My heart warms when an association executive talks about risk especially one that practices good risk management. Melancon shared his view that an association’s board and key volunteers need to be willing to take risks. The association leaders have to recognize that not every effort will be successful or get the results expected. When an association tries something new and gets unexpected results it is not “failure” but rather an opportunity to learn and move forward.
Innovation and Risk
I’ve written about Innovation and Risk before that an association has to take risks to be creative but be smart about the risks it takes. Risk involves uncertainty; we don’t know the outcomes of our efforts. A lot of us are uncomfortable with uncertainty we still hold the illusion of control. We don’t know if that new service, program, membership model will have the results we want (or expect)? As Jamie Notter tweeted during the seminar
Jamie was talking about social media but the statement holds true for other activities. Some associations are still offering the same arguments against social media – what if someone says something bad about? An employee or member misbehaves? In my first guest post for SocialFish, The Hidden Risks of Social Media: It’s Not What You Think, I declared the greatest social media risk is not being an active participant. If you use social media you are aware negative comments and can respond accordingly. Therefore,
The greatest threat to an association’s survival is to not take any risks; not trying something new or moving forward.

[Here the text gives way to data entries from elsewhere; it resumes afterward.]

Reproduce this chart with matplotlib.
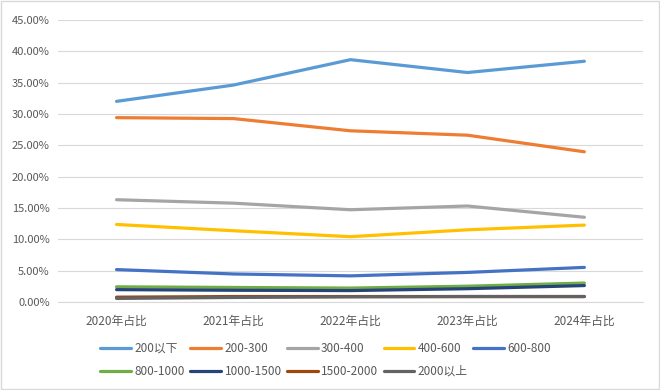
import matplotlib
matplotlib.use("Agg")
import matplotlib.pyplot as plt
from matplotlib.ticker import FuncFormatter

plt.rcParams['font.family'] = ['Noto Sans CJK SC', 'DejaVu Sans']

years = ["2020年占比", "2021年占比", "2022年占比", "2023年占比", "2024年占比"]
labels = ["200以下", "200-300", "300-400", "400-600", "600-800",
          "800-1000", "1000-1500", "1500-2000", "2000以上"]
colors = ["#5B9BD5", "#ED7D31", "#A5A5A5", "#FFC000", "#4472C4",
          "#70AD47", "#264478", "#9E480E", "#636363"]

s_200 = [32.0, 34.6, 38.65, 36.6, 38.4]
s_200_300 = [29.4, 29.25, 27.3, 26.6, 23.95]
s_300_400 = [16.3, 15.75, 14.7, 15.3, 13.5]
s_400_600 = [12.35, 11.35, 10.4, 11.5, 12.25]
s_600_800 = [5.15, 4.45, 4.15, 4.7, 5.5]
s_800_1000 = [2.4, 2.3, 2.2, 2.5, 3.0]
s_1000_1500 = [1.95, 1.85, 1.8, 2.1, 2.6]
s_1500_2000 = [0.75, 0.85, 0.85, 0.85, 0.85]
s_2000 = [0.55, 0.7, 0.8, 0.85, 0.85]

series = [s_200, s_200_300, s_300_400, s_400_600, s_600_800,
          s_800_1000, s_1000_1500, s_1500_2000, s_2000]

fig = plt.figure(figsize=(6.6, 3.9), dpi=100)
ax = fig.add_axes([0.088, 0.226, 0.886, 0.723])

x = list(range(len(years)))
handles = []
for vals, lab, col in zip(series, labels, colors):
    h, = ax.plot(x, vals, color=col, lw=2.3, label=lab, solid_capstyle='round')
    handles.append(h)

ax.set_xlim(-0.5, 4.5)
ax.set_ylim(0, 45)
ax.set_yticks(range(0, 46, 5))
ax.yaxis.set_major_formatter(FuncFormatter(lambda v, p: "%.2f%%" % v))
ax.set_xticks(x)
ax.set_xticklabels(years)
ax.grid(axis='y', color='#D9D9D9', lw=0.8)
ax.set_axisbelow(True)
for s in ['top', 'right', 'left']:
    ax.spines[s].set_visible(False)
ax.spines['bottom'].set_color('#D9D9D9')
ax.tick_params(axis='both', length=0, colors='#595959')
ax.tick_params(axis='y', labelsize=8, pad=6)
ax.tick_params(axis='x', labelsize=8.5, pad=9)

# legend filled row by row like the original
order = [0, 5, 1, 6, 2, 7, 3, 8, 4]
fig.legend([handles[i] for i in order], [labels[i] for i in order],
           ncol=5, loc='upper left', bbox_to_anchor=(0.152, 0.124), frameon=False,
           fontsize=8.5, handlelength=2.6, columnspacing=0.45, handletextpad=0.3,
           labelspacing=0.85, labelcolor='#595959', borderaxespad=0, borderpad=0)

fig.patches.append(plt.Rectangle((0.002, 0.002), 0.996, 0.996, transform=fig.transFigure,
                                 fill=False, edgecolor='#D9D9D9', lw=1))

fig.savefig("out.png", dpi=100)
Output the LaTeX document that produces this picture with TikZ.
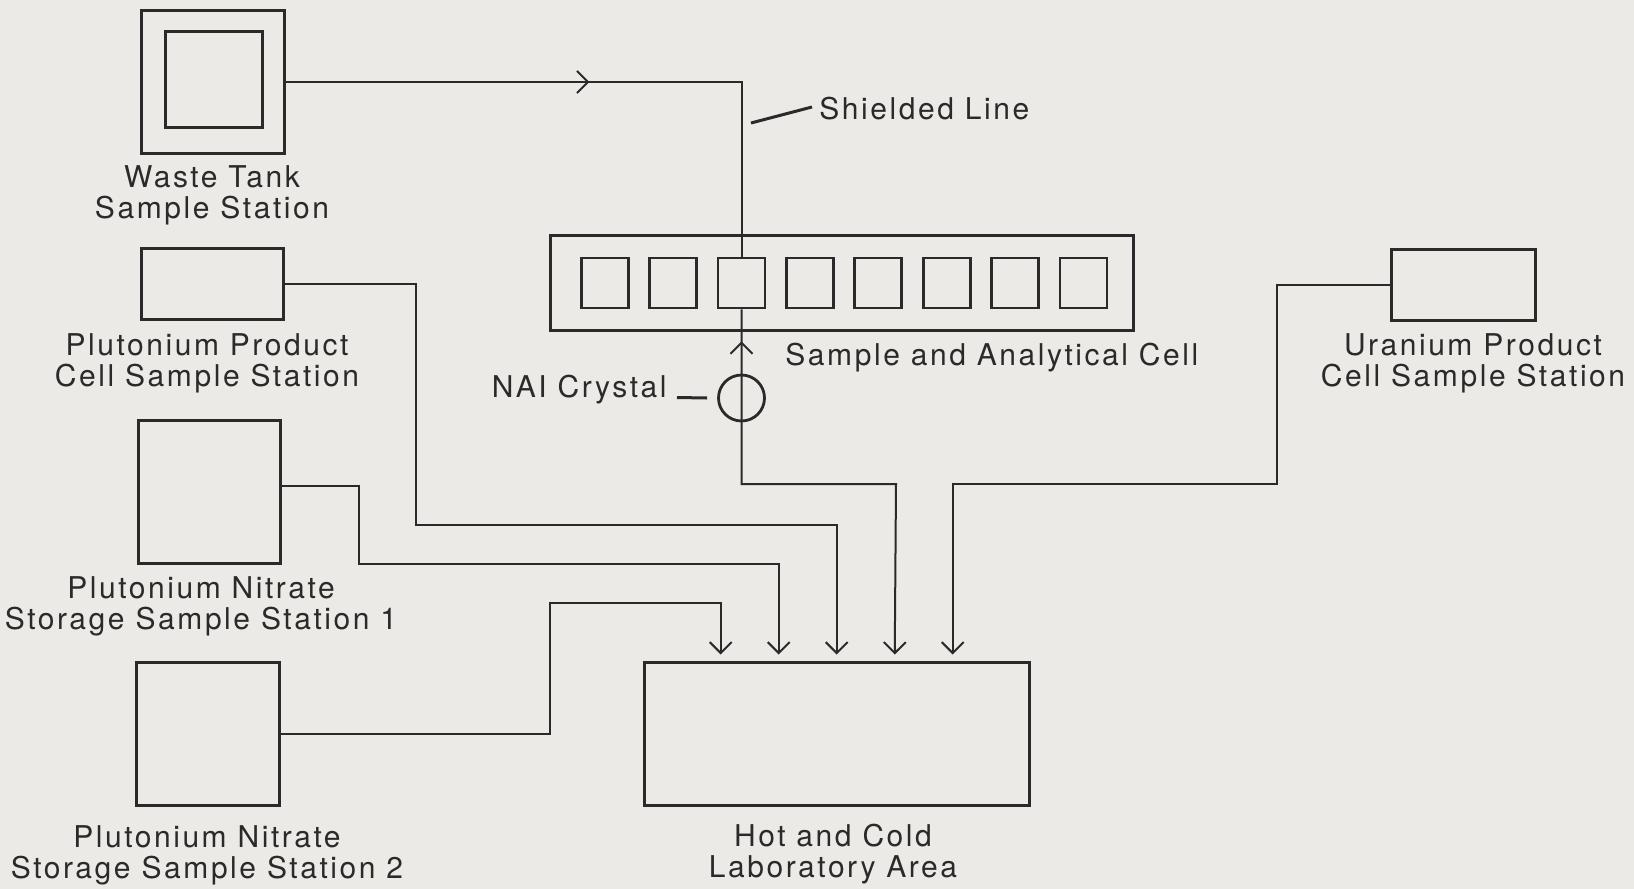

Or another way to say it is failure to take risks leads to failure. Albert Einstein defined insanity as doing the same thing over and over again expecting different results. If you don’t change what you are doing the results won’t change either. The downward spiral will continue until your association becomes completely obsolete and out of business.
Risk Management as Change Agent
So how do we get out of this insanity loop? How do we start taking some risks? A risk averse association isn’t going to change simply by a board or CEO edict; this requires a cultural change. Change doesn’t come quickly to many people or associations but the practice of risk management provides techniques to facilitate change and address people’s fears.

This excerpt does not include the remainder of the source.